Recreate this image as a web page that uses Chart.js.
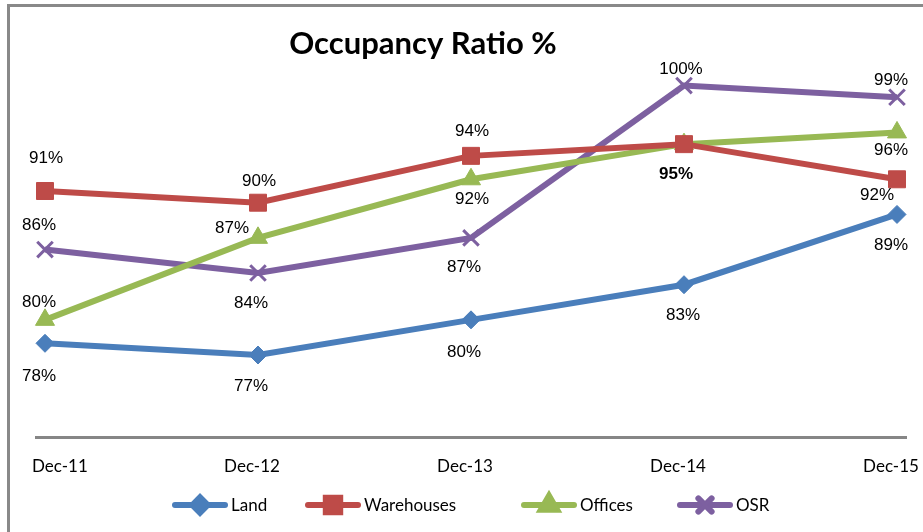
<!DOCTYPE html>
<html>
<head>
<meta charset="utf-8">
<script src="https://cdn.jsdelivr.net/npm/chart.js@4.4.1/dist/chart.umd.min.js"></script>
<style>
  html, body { margin: 0; padding: 0; background: #fff; }
  canvas { display: block; }
</style>
</head>
<body>
<canvas id="chart" width="923" height="532"></canvas>
<script>
// values
const categories = ['Dec-11', 'Dec-12', 'Dec-13', 'Dec-14', 'Dec-15'];
const land = [78, 77, 80, 83, 89];
const warehouses = [91, 90, 94, 95, 92];
const offices = [80, 87, 92, 95, 96];
const osr = [86, 84, 87, 100, 99];
const yMin = 70;
const yMax = 105;

// label placement (dx, dy from the point), null = no label
const labelOffsets = {
  Land: [[-6, 33], [-7, 31], [-7, 32], [-1, 31], [-6, 31]],
  Warehouses: [[1, -33], [1, -21], [1, -25], null, [-20, 16]],
  Offices: [[-6, -18], [-26, -10], [1, 20], [-8, 30, true], [-6, 18]],
  OSR: [[-6, -24], [-7, 30], [-7, 29], [-3, -16], [-6, -17]]
};

const legendX = [172, 305, 521, 677];

const excelPlugin = {
  id: 'excelBits',
  beforeDraw(chart) {
    const ctx = chart.ctx;
    ctx.save();
    ctx.fillStyle = '#fff';
    ctx.fillRect(0, 0, chart.width, chart.height);
    ctx.strokeStyle = '#898989';
    ctx.lineWidth = 3;
    ctx.strokeRect(8.5, 5.5, 1200, 1200);
    // category axis line
    const a = chart.chartArea;
    ctx.strokeStyle = '#868686';
    ctx.lineWidth = 3;
    ctx.beginPath();
    ctx.moveTo(a.left - 10, a.bottom + 0.5);
    ctx.lineTo(a.right + 10, a.bottom + 0.5);
    ctx.stroke();
    // category labels, kept inside the plot like Excel does
    const xs = chart.scales.x;
    ctx.fillStyle = '#000';
    ctx.font = '17px Lato';
    ctx.textBaseline = 'middle';
    ctx.textAlign = 'center';
    categories.forEach((c, i) => {
      const w = ctx.measureText(c).width;
      let cx = xs.getPixelForTick(i) - 6;
      cx = Math.max(cx, a.left - 13 + w / 2);
      cx = Math.min(cx, chart.width - 4 - w / 2);
      ctx.fillText(c, cx, a.bottom + 30);
    });
    // title
    ctx.font = 'bold 31px Lato';
    ctx.fillText('Occupancy Ratio %', 423, 44);
    ctx.restore();
  },
  afterDatasetsDraw(chart) {
    const ctx = chart.ctx;
    ctx.save();
    ctx.textAlign = 'center';
    ctx.textBaseline = 'middle';
    ctx.fillStyle = '#000';
    chart.data.datasets.forEach((ds, di) => {
      const meta = chart.getDatasetMeta(di);
      const offs = labelOffsets[ds.label];
      meta.data.forEach((pt, i) => {
        const o = offs[i];
        if (!o) return;
        ctx.font = (o[2] ? 'bold ' : '') + '17px "Liberation Sans"';
        ctx.fillText(ds.data[i] + '%', pt.x + o[0], pt.y + o[1]);
      });
    });
    // legend
    const ly = 505;
    chart.data.datasets.forEach((ds, di) => {
      const x = legendX[di];
      ctx.strokeStyle = ds.borderColor;
      ctx.lineWidth = 6;
      ctx.lineCap = 'round';
      ctx.beginPath();
      ctx.moveTo(x + 3, ly);
      ctx.lineTo(x + 53, ly);
      ctx.stroke();
      Chart.helpers.drawPoint(ctx, {
        pointStyle: ds.pointStyle,
        radius: ds.pointRadius * 0.85,
        borderWidth: ds.pointBorderWidth,
        rotation: 0
      }, x + 28, ly);
      ctx.fillStyle = ds.borderColor;
      ctx.strokeStyle = ds.borderColor;
      ctx.lineWidth = ds.pointBorderWidth;
      ctx.fill();
      ctx.stroke();
      ctx.fillStyle = '#000';
      ctx.font = '17px Lato';
      ctx.textAlign = 'left';
      ctx.fillText(ds.label, x + 59, ly + 1);
    });
    ctx.restore();
  }
};

function series(label, values, color, style, radius, pbw) {
  return {
    label: label,
    data: values,
    borderColor: color,
    backgroundColor: color,
    pointBackgroundColor: color,
    pointBorderColor: color,
    borderWidth: 6,
    pointStyle: style,
    pointRadius: radius,
    pointHoverRadius: radius,
    pointBorderWidth: pbw,
    tension: 0,
    clip: false
  };
}

new Chart(document.getElementById('chart'), {
  type: 'line',
  data: {
    labels: categories,
    datasets: [
      series('Land', land, '#4A7EBB', 'rectRot', 9, 1),
      series('Warehouses', warehouses, '#BE4B48', 'rect', 12, 1),
      series('Offices', offices, '#98B954', 'triangle', 11, 1),
      series('OSR', osr, '#7D60A0', 'crossRot', 11, 3)
    ]
  },
  options: {
    responsive: false,
    animation: false,
    events: [],
    layout: { padding: { left: 45, right: 26, top: 27, bottom: 0 } },
    plugins: {
      legend: { display: false },
      title: { display: false },
      tooltip: { enabled: false }
    },
    scales: {
      x: {
        offset: false,
        grid: { display: false, drawTicks: false },
        border: { display: false },
        ticks: { display: false },
        afterFit(scale) {
          scale.height = 95;
          scale.paddingLeft = 0;
          scale.paddingRight = 0;
        }
      },
      y: {
        display: false,
        min: yMin,
        max: yMax
      }
    }
  },
  plugins: [excelPlugin]
});
</script>
</body>
</html>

WHAT TO DO: Leave out the pictures. Transcribe only the lines above, from the first through the one that contains "const legendX = [172, 305, 521, 677];".

TASK SOLUTION:
Recreate this image as a web page that uses Chart.js.
<!DOCTYPE html>
<html>
<head>
<meta charset="utf-8">
<script src="https://cdn.jsdelivr.net/npm/chart.js@4.4.1/dist/chart.umd.min.js"></script>
<style>
  html, body { margin: 0; padding: 0; background: #fff; }
  canvas { display: block; }
</style>
</head>
<body>
<canvas id="chart" width="923" height="532"></canvas>
<script>
// values
const categories = ['Dec-11', 'Dec-12', 'Dec-13', 'Dec-14', 'Dec-15'];
const land = [78, 77, 80, 83, 89];
const warehouses = [91, 90, 94, 95, 92];
const offices = [80, 87, 92, 95, 96];
const osr = [86, 84, 87, 100, 99];
const yMin = 70;
const yMax = 105;

// label placement (dx, dy from the point), null = no label
const labelOffsets = {
  Land: [[-6, 33], [-7, 31], [-7, 32], [-1, 31], [-6, 31]],
  Warehouses: [[1, -33], [1, -21], [1, -25], null, [-20, 16]],
  Offices: [[-6, -18], [-26, -10], [1, 20], [-8, 30, true], [-6, 18]],
  OSR: [[-6, -24], [-7, 30], [-7, 29], [-3, -16], [-6, -17]]
};

const legendX = [172, 305, 521, 677];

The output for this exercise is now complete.